PEKERIS, CHAIM LEIB (1908–1993), mathematician. Born in Alytus, Lithuania, Pekeris immigrated to the United States in his late teens. He did research at the Massachusetts Institute of Technology from 1936 to 1940, and from 1941 to 1946 headed the mathematics-physics group in the war research division at Columbia University. After two years at the Institute for Advanced Study at Princeton, he went to Israel in 1948, to establish the department of applied mathematics at the Weizmann Institute of Science.
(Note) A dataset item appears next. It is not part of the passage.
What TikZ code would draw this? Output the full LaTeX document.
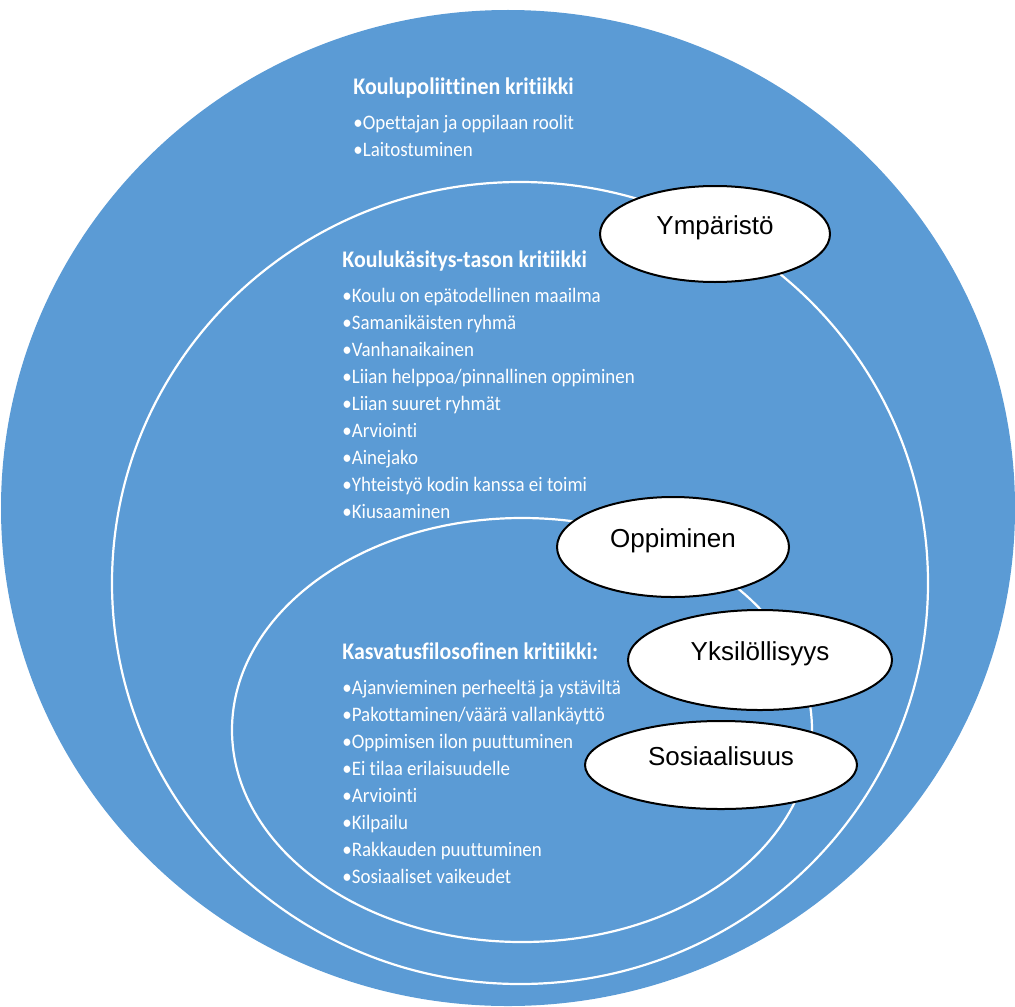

Under his direction, an eight-year gravimetrical and seismic mapping survey of the country was undertaken, and methods of prospecting were developed which laid the basis for Israel's petroleum-boring programs.

Pekeris' own main interests were the internal constitution of the earth, including the study of the origin and nature of earthquakes, theoretical seismology, the calculation of ocean tides, and the way fluids flow through pipes and around obstacles.

[Julian Louis Meltzer]

Pekeris' work has gained for him a number of distinguished honors outside Israel. In 1971 he was elected foreign and honorary member of the American Academy of Arts and Sciences. In 1974 he was awarded the Vetlesen Prize – also known as the Nobel Prize of the earth sciences – and in 1980 was the recipient of the coveted Gold Medal of the Royal Astronomical Society, previous members of which include Einstein and Eddington. Also in 1980 he was awarded the Israel Prize for the exact sciences.